**TASK INPUTS**
·····

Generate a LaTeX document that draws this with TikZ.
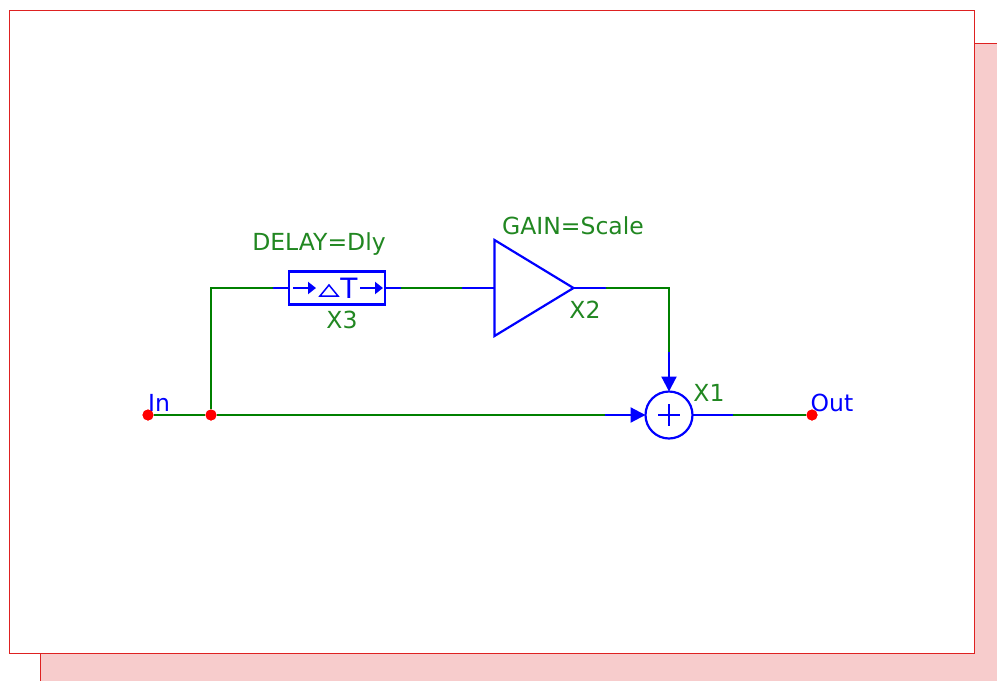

·····

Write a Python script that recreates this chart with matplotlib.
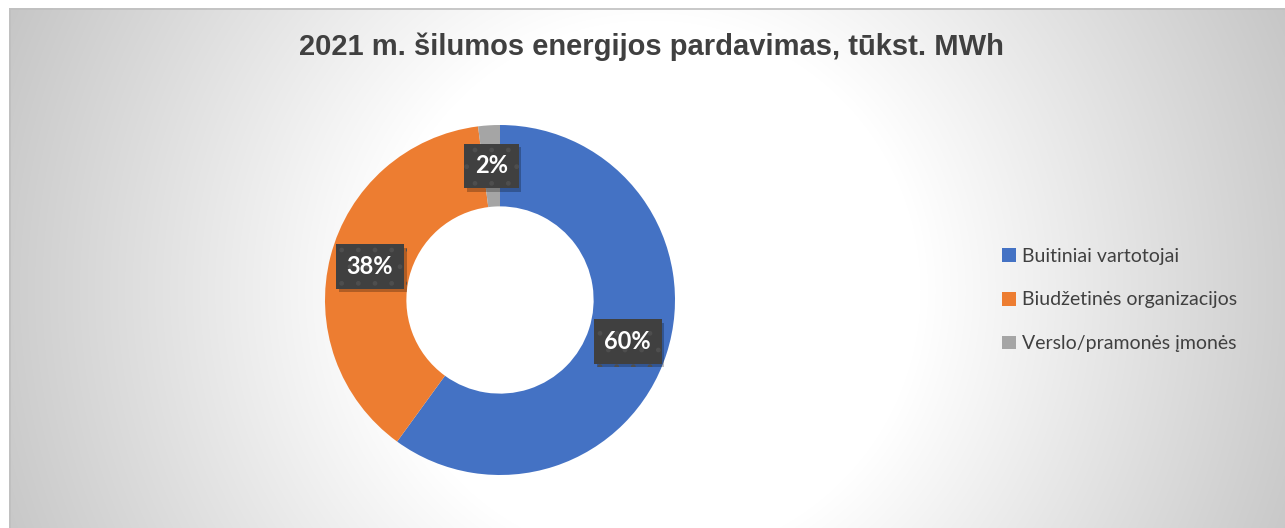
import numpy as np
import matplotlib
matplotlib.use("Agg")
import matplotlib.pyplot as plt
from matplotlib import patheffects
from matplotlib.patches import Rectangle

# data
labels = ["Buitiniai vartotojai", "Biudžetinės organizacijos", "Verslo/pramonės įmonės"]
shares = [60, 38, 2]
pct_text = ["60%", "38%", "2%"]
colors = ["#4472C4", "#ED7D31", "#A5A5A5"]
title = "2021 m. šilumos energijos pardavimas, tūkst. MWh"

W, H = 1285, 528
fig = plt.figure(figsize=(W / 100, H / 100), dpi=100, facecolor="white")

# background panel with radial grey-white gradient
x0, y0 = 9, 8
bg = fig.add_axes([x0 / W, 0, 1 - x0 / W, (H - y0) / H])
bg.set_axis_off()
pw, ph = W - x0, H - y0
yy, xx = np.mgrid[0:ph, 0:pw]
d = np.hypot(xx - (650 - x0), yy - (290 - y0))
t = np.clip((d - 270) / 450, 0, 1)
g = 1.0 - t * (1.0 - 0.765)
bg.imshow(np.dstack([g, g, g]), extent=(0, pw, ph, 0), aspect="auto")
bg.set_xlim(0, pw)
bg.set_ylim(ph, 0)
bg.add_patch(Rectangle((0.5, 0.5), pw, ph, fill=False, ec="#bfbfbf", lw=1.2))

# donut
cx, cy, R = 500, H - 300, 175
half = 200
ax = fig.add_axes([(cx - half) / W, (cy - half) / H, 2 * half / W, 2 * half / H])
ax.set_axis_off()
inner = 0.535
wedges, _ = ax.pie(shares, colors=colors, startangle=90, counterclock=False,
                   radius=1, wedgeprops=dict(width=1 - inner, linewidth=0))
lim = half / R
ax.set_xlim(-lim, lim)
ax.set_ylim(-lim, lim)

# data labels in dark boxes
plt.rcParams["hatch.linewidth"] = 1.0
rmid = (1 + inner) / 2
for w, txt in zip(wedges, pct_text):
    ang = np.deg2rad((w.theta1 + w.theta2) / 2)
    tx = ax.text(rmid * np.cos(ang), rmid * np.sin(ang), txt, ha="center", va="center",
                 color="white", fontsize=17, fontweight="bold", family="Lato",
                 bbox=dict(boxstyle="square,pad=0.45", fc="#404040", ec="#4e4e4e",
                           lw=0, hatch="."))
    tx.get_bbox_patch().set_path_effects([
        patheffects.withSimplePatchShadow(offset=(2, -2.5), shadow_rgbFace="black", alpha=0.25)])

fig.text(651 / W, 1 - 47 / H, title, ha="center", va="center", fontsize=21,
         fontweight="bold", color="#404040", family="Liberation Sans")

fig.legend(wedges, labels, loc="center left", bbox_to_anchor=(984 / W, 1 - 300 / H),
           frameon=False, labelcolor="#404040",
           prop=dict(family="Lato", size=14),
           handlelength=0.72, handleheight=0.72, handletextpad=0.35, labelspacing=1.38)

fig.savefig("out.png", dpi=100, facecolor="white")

·····

Taking the entries above, extract every line from the one bearing "Write a Python" through the one bearing "from matplotlib.patches import Rectangle", exactly, with no pictures.

Write a Python script that recreates this chart with matplotlib.
import numpy as np
import matplotlib
matplotlib.use("Agg")
import matplotlib.pyplot as plt
from matplotlib import patheffects
from matplotlib.patches import Rectangle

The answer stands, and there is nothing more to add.